SOX auditors will ask: "How do you know your AI is accurate?" You must demonstrate:

  • Baseline metrics: When the AI was first deployed, what was its accuracy? (e.g., supplier ranking correlation with actual performance)
  • Ongoing testing: Quarterly, test the AI on a hold-out dataset. Compare current accuracy to baseline. If accuracy drops below a threshold (e.g., 80%), investigate and retrain.
  • Bias testing: Annually, test whether the AI exhibits bias (e.g., systematically downranking suppliers from certain geographies). Document results.
  • Documentation: Maintain a testing log showing when validation was performed, what the results were, and any actions taken (model retraining, threshold adjustment)

Testing Framework Example

  • Q1: Test supplier ranking AI on 500 historical transactions. Measure correlation with supplier performance ratings. Target: 85%+ correlation.
  • Q2: Test contract risk scoring on 200 recent contracts. Measure whether AI-flagged risks match manual reviewer assessments. Target: 80%+ agreement.
  • Q3: Conduct bias audit. Measure average scores for suppliers from different geographies, company sizes, etc. Investigate any 10%+ variance.
  • Q4: Test edge cases (very large contracts, unusual terms, suppliers in high-risk jurisdictions). Document handling.

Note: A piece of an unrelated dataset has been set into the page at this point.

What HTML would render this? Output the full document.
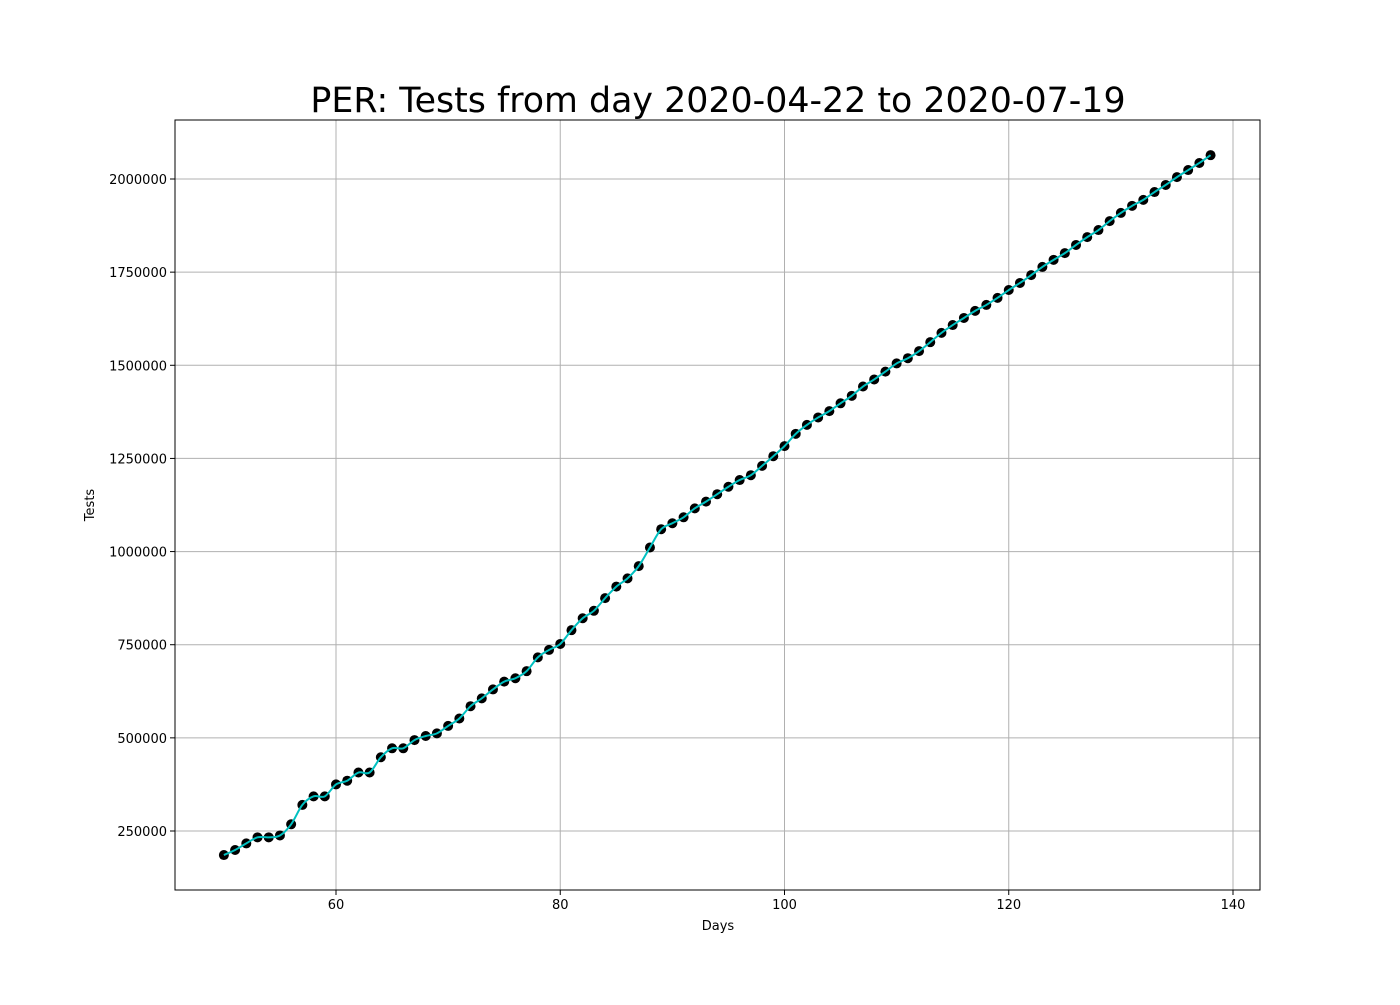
<!DOCTYPE html>
<html><head><meta charset="utf-8"><style>
body{margin:0;background:#fff;}
svg text{font-family:"DejaVu Sans","Liberation Sans",sans-serif;}
</style></head><body>
<svg id="chart" width="1400" height="1000" xmlns="http://www.w3.org/2000/svg">
<rect width="1400" height="1000" fill="#fff"/>
<text x="718" y="112" text-anchor="middle" font-size="34.8">PER: Tests from day 2020-04-22 to 2020-07-19</text>
<text x="718" y="930" text-anchor="middle" font-size="13">Days</text>
<text transform="translate(94,505) rotate(-90)" text-anchor="middle" font-size="13">Tests</text>
<g id="grid"></g><g id="series"></g><g id="axes"></g>
</svg>
<script>
const startDay = 50;
const tests = [185500,199000,216700,233000,233000,238000,268000,320000,343000,343000,
375000,385000,407000,407000,448000,472000,472000,494000,505000,512000,
532000,552000,585000,606000,630000,651000,660000,679000,716000,736000,
752000,789000,821000,841000,875000,906000,928000,961000,1011000,1060000,
1076000,1092000,1116000,1134000,1154000,1174000,1192000,1205000,1230000,1256000,
1283000,1316000,1340000,1360000,1377000,1398000,1418000,1443000,1462000,1483000,
1505000,1519000,1538000,1562000,1587000,1608000,1627000,1646000,1662000,1681000,
1702000,1721000,1742000,1764000,1783000,1801000,1823000,1844000,1863000,1887000,
1909000,1928000,1944000,1965000,1984000,2005000,2024000,2043000,2064000];
const xTicks = [60,80,100,120,140];
const yTicks = [250000,500000,750000,1000000,1250000,1500000,1750000,2000000];

const L=175,R=1260,T=120,B=890;
const xS=d=>336+(d-60)*(1233-336)/80;
const yS=v=>179+(2000000-v)*(831-179)/1750000;
const NS='http://www.w3.org/2000/svg';
function mk(tag,attrs,parent){const e=document.createElementNS(NS,tag);for(const k in attrs)e.setAttribute(k,attrs[k]);parent.appendChild(e);return e;}
const grid=document.getElementById('grid'),series=document.getElementById('series'),axes=document.getElementById('axes');

xTicks.forEach(t=>{const x=xS(t);
 const g=mk('line',{x1:x,x2:x,y1:T,y2:B,stroke:'#b0b0b0','stroke-width':1},grid);
 
 
 mk('line',{x1:x,x2:x,y1:B,y2:B+5,stroke:'#000'},axes);
 const tx=mk('text',{x:x,y:B+19,'text-anchor':'middle','font-size':13},axes);tx.textContent=t;
 
 
});
yTicks.forEach(t=>{const y=yS(t);
 const g=mk('line',{x1:L,x2:R,y1:y,y2:y,stroke:'#b0b0b0','stroke-width':1},grid);
 
 
 mk('line',{x1:L-5,x2:L,y1:y,y2:y,stroke:'#000'},axes);
 const tx=mk('text',{x:L-8,y:y+5,'text-anchor':'end','font-size':13},axes);tx.textContent=t;
 
 
});
const frame=mk('rect',{x:L,y:T,width:R-L,height:B-T,fill:'none',stroke:'#000','stroke-width':1},axes);



const pts=tests.map((v,i)=>[xS(startDay+i),yS(v)]);
let d='M'+pts[0][0]+','+pts[0][1];
for(let i=0;i<pts.length-1;i++){
 const p0=pts[Math.max(0,i-1)],p1=pts[i],p2=pts[i+1],p3=pts[Math.min(pts.length-1,i+2)];
 const c1=[p1[0]+(p2[0]-p0[0])/6,p1[1]+(p2[1]-p0[1])/6];
 const c2=[p2[0]-(p3[0]-p1[0])/6,p2[1]-(p3[1]-p1[1])/6];
 d+=` C${c1[0]},${c1[1]} ${c2[0]},${c2[1]} ${p2[0]},${p2[1]}`;
}
pts.forEach(p=>{
 const c=mk('circle',{cx:p[0],cy:p[1],r:5,fill:'#000'},series);
 
 
});
const line=mk('path',{d:d,fill:'none',stroke:'#00c0c0','stroke-width':2},series);


</script>
</body></html>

Compare SOX-Ready Procurement AI

See which platforms meet SOX audit trail, testing, and change management requirements.

Requirement 6: Control Documentation and Risk Matrices

Build a SOX control matrix that maps your procurement AI systems to control objectives:

AI System Control Objective Evidence
Supplier Risk Scoring AI decisions are logged and traceable Audit trail export, testing logs
Invoice Matching AI recommendations require human approval before payment Access control matrix, GL posting logs
Contract Management Model changes go through formal change control Change log, testing evidence, approval emails

Building SOX Controls: A 6-Month Roadmap

Months 1-2: Assessment and Planning

  • Inventory all procurement AI systems currently in use or planned
  • Assess which systems touch financial reporting (directly or indirectly)
  • Interview vendors on audit trail, testing, and change control capabilities
  • Draft preliminary control matrix and identify gaps

Months 3-4: Remediation

  • Implement audit trail logging where missing or insufficient
  • Establish change management process for AI model updates
  • Set up quarterly testing schedule and baseline metrics
  • Create access control matrix and implement role-based access

Months 5-6: Testing and Documentation

  • Run first cycle of testing and validation
  • Document control matrices and link to AI systems
  • Prepare for internal audit review
  • Train procurement and finance teams on SOX requirements

Conclusion: SOX as Enabler, Not Barrier

SOX compliance doesn't slow down procurement AI — it accelerates it. Companies with strong controls can confidently deploy higher-risk AI use cases because they can audit and defend them. Start with audit trail implementation, then add segregation of duties, change management, and testing. By mid-year, your procurement AI will be both fast and auditable — the best of both worlds.